#### GIVEN EXERCISE:
Skip any picture you find and retype all the remaining lines exactly.

________________________________________

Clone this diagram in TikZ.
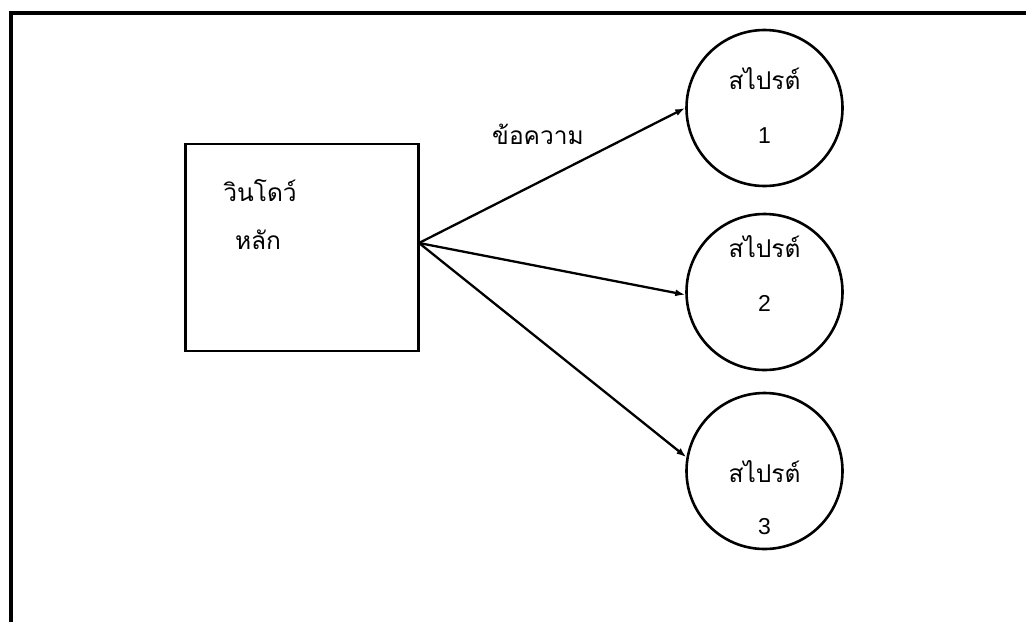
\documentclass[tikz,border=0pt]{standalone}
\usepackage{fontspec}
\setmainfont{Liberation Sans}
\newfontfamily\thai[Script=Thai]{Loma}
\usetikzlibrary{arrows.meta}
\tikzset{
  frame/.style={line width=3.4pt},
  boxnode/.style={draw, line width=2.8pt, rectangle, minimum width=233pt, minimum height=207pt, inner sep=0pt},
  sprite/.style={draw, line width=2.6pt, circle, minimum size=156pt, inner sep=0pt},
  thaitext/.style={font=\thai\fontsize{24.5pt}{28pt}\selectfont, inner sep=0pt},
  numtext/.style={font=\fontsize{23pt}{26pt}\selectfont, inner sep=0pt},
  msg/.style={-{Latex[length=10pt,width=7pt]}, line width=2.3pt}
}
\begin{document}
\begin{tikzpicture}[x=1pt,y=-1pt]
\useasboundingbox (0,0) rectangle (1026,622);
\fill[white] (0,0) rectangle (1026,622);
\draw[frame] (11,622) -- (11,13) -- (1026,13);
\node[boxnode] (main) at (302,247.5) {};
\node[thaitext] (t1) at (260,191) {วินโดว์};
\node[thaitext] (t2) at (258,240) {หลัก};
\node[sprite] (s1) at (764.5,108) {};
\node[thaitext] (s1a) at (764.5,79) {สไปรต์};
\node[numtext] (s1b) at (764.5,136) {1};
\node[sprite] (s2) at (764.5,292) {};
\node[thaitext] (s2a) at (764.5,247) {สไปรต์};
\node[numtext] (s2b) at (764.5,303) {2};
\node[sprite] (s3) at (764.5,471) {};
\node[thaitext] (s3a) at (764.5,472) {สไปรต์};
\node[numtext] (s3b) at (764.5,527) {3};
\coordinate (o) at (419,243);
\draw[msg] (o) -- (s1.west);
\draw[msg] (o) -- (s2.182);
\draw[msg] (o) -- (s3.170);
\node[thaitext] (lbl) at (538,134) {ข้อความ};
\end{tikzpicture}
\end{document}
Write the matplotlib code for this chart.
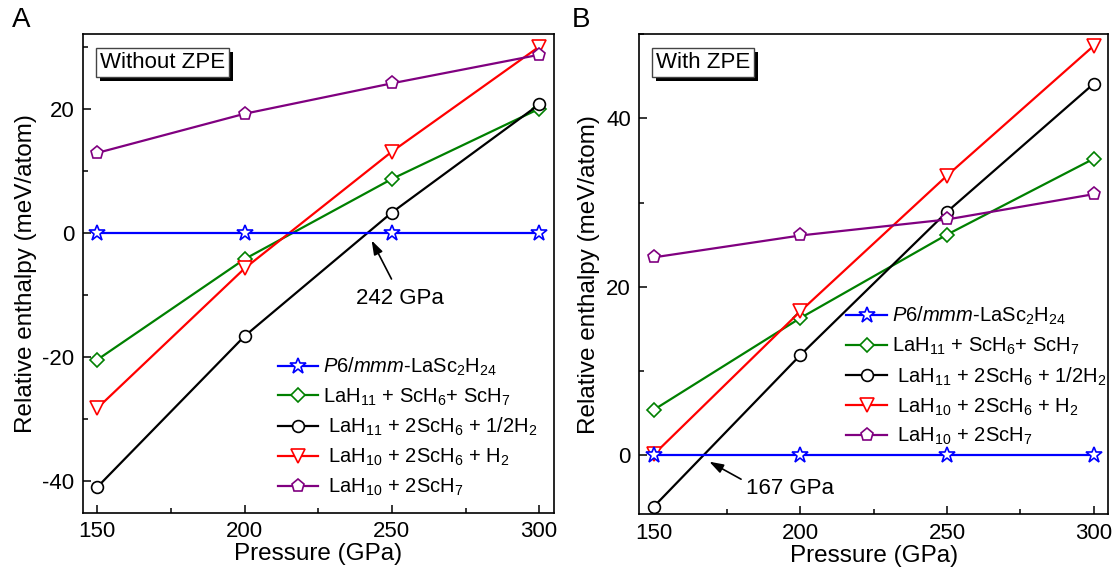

________________________________________

#### COMPLETED EXERCISE:
Clone this diagram in TikZ.
\documentclass[tikz,border=0pt]{standalone}
\usepackage{fontspec}
\setmainfont{Liberation Sans}
\newfontfamily\thai[Script=Thai]{Loma}
\usetikzlibrary{arrows.meta}
\tikzset{
  frame/.style={line width=3.4pt},
  boxnode/.style={draw, line width=2.8pt, rectangle, minimum width=233pt, minimum height=207pt, inner sep=0pt},
  sprite/.style={draw, line width=2.6pt, circle, minimum size=156pt, inner sep=0pt},
  thaitext/.style={font=\thai\fontsize{24.5pt}{28pt}\selectfont, inner sep=0pt},
  numtext/.style={font=\fontsize{23pt}{26pt}\selectfont, inner sep=0pt},
  msg/.style={-{Latex[length=10pt,width=7pt]}, line width=2.3pt}
}
\begin{document}
\begin{tikzpicture}[x=1pt,y=-1pt]
\useasboundingbox (0,0) rectangle (1026,622);
\fill[white] (0,0) rectangle (1026,622);
\draw[frame] (11,622) -- (11,13) -- (1026,13);
\node[boxnode] (main) at (302,247.5) {};
\node[thaitext] (t1) at (260,191) {วินโดว์};
\node[thaitext] (t2) at (258,240) {หลัก};
\node[sprite] (s1) at (764.5,108) {};
\node[thaitext] (s1a) at (764.5,79) {สไปรต์};
\node[numtext] (s1b) at (764.5,136) {1};
\node[sprite] (s2) at (764.5,292) {};
\node[thaitext] (s2a) at (764.5,247) {สไปรต์};
\node[numtext] (s2b) at (764.5,303) {2};
\node[sprite] (s3) at (764.5,471) {};
\node[thaitext] (s3a) at (764.5,472) {สไปรต์};
\node[numtext] (s3b) at (764.5,527) {3};
\coordinate (o) at (419,243);
\draw[msg] (o) -- (s1.west);
\draw[msg] (o) -- (s2.182);
\draw[msg] (o) -- (s3.170);
\node[thaitext] (lbl) at (538,134) {ข้อความ};
\end{tikzpicture}
\end{document}
Write the matplotlib code for this chart.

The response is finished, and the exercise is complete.